## STATED PROBLEM:
Starting at the line that contains "Rebuild this chart" and stopping at the line that contains "y_ticks = [0, 2, 4, 6, 8, 10, 12, 14, 16]", copy every line exactly, both ends included, without the pictures.

## DATA FOR THIS EXERCISE:
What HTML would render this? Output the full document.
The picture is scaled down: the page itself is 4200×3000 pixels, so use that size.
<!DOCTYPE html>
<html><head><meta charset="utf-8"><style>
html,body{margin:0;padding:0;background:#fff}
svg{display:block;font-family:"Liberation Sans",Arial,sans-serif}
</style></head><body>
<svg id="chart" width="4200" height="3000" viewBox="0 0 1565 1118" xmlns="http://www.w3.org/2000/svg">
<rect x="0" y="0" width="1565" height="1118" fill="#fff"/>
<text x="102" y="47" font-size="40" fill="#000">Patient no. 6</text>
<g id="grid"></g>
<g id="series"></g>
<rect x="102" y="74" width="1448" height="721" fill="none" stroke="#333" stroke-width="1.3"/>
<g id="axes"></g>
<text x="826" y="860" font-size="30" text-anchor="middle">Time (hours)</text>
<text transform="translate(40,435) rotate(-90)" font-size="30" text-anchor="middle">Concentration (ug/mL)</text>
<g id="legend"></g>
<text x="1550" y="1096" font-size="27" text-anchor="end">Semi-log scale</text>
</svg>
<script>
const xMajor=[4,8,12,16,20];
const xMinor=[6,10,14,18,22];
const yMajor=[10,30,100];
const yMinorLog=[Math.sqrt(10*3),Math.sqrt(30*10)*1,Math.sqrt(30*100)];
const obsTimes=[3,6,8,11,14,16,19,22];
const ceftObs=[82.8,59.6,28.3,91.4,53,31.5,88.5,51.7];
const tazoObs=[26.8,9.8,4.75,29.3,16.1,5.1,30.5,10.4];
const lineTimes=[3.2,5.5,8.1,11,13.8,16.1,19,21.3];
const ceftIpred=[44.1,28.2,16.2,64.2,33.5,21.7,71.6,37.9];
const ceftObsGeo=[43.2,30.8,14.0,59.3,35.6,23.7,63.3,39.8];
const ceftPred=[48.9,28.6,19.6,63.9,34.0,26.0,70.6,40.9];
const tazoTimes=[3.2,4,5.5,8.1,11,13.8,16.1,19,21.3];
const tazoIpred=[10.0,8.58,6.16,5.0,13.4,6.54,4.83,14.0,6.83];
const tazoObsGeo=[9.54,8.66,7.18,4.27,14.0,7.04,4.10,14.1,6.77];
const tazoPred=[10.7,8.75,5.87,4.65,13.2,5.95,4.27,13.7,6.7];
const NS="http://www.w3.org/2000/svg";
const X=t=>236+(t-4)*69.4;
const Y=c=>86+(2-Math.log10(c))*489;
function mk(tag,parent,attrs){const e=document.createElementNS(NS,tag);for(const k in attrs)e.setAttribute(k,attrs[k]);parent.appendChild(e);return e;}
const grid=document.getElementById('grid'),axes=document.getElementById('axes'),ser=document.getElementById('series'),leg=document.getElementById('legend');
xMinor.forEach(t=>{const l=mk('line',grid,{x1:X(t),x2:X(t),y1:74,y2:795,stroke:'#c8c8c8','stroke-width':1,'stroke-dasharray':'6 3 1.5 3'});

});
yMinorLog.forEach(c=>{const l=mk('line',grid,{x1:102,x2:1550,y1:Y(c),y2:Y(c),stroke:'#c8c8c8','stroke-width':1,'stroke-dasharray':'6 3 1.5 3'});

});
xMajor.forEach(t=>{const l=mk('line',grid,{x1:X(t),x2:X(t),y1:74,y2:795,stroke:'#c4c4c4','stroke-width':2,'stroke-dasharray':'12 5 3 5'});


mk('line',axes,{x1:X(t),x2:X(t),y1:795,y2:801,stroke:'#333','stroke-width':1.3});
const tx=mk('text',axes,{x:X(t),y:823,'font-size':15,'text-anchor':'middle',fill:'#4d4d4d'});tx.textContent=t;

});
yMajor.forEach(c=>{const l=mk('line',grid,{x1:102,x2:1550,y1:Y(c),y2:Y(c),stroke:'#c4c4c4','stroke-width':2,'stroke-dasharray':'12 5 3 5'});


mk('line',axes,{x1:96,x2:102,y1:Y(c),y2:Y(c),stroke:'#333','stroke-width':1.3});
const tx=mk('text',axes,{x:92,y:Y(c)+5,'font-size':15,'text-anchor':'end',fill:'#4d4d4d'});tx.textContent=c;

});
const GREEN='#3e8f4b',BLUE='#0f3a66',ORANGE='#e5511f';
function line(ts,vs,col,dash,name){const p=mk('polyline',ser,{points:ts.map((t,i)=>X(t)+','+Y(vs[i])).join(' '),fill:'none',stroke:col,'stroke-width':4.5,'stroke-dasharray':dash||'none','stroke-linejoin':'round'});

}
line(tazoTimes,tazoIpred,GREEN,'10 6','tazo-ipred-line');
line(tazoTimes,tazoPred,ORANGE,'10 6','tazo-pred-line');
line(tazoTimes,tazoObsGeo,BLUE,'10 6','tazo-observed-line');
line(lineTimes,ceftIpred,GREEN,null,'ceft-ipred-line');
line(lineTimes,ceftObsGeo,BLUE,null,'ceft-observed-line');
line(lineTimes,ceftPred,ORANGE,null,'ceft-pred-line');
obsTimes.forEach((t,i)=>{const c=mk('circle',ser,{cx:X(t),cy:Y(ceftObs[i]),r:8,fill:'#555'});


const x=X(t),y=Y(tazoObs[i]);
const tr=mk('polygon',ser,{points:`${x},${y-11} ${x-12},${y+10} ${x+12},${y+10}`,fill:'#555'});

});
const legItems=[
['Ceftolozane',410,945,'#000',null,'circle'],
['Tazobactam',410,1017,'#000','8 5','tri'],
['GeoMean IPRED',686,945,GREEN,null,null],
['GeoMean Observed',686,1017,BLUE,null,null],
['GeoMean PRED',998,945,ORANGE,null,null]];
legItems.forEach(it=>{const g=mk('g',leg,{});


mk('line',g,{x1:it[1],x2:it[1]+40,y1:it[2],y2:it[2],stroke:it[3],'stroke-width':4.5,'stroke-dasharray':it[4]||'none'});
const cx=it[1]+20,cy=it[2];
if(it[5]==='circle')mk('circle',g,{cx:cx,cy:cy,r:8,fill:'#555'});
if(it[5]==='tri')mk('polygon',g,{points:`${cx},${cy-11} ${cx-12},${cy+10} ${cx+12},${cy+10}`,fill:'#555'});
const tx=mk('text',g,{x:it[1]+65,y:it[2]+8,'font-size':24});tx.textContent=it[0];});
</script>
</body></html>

* * *

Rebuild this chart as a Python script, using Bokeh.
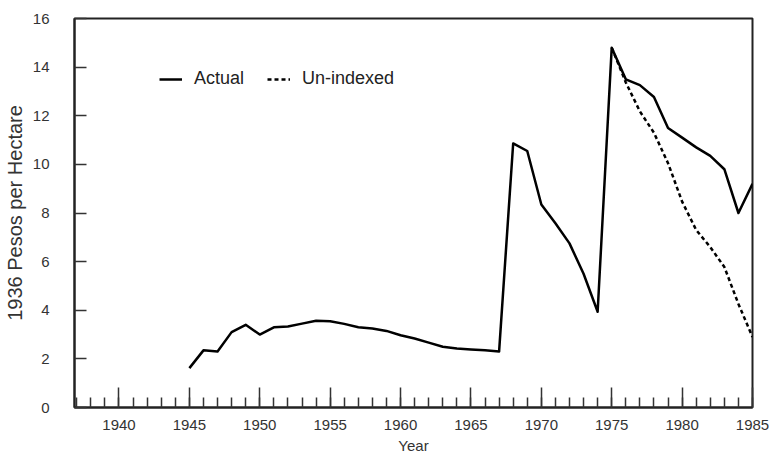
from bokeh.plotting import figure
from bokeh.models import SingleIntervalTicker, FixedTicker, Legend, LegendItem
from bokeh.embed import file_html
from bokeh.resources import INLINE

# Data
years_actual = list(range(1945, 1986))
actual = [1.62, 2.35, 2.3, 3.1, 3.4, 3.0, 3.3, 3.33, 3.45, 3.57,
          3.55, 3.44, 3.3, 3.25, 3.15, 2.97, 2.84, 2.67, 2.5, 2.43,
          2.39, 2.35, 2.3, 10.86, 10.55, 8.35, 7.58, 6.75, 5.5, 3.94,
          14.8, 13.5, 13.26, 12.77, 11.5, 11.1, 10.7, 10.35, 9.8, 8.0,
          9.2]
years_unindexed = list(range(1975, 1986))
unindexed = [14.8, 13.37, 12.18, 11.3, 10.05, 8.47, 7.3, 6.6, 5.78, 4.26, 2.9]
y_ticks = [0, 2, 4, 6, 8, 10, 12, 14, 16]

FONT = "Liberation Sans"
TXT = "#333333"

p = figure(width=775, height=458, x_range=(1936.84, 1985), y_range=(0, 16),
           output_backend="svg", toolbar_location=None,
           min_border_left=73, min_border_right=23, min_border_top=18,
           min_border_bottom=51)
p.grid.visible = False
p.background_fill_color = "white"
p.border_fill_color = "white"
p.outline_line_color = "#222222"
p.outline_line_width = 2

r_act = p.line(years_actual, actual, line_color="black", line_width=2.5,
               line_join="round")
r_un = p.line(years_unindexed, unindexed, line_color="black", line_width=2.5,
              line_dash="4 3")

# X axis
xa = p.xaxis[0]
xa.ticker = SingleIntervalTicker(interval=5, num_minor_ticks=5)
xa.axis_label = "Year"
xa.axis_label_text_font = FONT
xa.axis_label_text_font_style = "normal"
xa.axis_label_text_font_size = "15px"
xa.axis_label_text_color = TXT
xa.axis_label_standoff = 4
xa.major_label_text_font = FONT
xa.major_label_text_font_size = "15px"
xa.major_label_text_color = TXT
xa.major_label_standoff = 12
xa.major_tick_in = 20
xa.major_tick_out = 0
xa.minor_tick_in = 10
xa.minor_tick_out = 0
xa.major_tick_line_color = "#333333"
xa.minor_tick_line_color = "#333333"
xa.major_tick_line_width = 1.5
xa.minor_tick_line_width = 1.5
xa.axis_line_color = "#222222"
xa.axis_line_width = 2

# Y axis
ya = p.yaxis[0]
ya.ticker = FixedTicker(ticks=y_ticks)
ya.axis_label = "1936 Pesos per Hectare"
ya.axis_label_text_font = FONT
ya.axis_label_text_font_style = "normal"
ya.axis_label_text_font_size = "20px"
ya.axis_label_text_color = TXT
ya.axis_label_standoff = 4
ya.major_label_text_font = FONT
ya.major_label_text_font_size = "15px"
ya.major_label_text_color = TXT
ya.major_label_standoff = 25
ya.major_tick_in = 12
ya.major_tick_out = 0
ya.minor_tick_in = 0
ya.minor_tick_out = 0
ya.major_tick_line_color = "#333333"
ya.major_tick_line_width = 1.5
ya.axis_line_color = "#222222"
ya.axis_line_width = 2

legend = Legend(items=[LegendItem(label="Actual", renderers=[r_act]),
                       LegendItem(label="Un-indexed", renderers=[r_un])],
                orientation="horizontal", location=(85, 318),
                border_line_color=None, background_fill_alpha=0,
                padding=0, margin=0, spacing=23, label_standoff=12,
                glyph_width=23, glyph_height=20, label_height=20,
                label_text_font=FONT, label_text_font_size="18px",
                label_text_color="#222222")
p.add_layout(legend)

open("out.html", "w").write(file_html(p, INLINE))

## RESPONSE:
Rebuild this chart as a Python script, using Bokeh.
from bokeh.plotting import figure
from bokeh.models import SingleIntervalTicker, FixedTicker, Legend, LegendItem
from bokeh.embed import file_html
from bokeh.resources import INLINE

# Data
years_actual = list(range(1945, 1986))
actual = [1.62, 2.35, 2.3, 3.1, 3.4, 3.0, 3.3, 3.33, 3.45, 3.57,
          3.55, 3.44, 3.3, 3.25, 3.15, 2.97, 2.84, 2.67, 2.5, 2.43,
          2.39, 2.35, 2.3, 10.86, 10.55, 8.35, 7.58, 6.75, 5.5, 3.94,
          14.8, 13.5, 13.26, 12.77, 11.5, 11.1, 10.7, 10.35, 9.8, 8.0,
          9.2]
years_unindexed = list(range(1975, 1986))
unindexed = [14.8, 13.37, 12.18, 11.3, 10.05, 8.47, 7.3, 6.6, 5.78, 4.26, 2.9]
y_ticks = [0, 2, 4, 6, 8, 10, 12, 14, 16]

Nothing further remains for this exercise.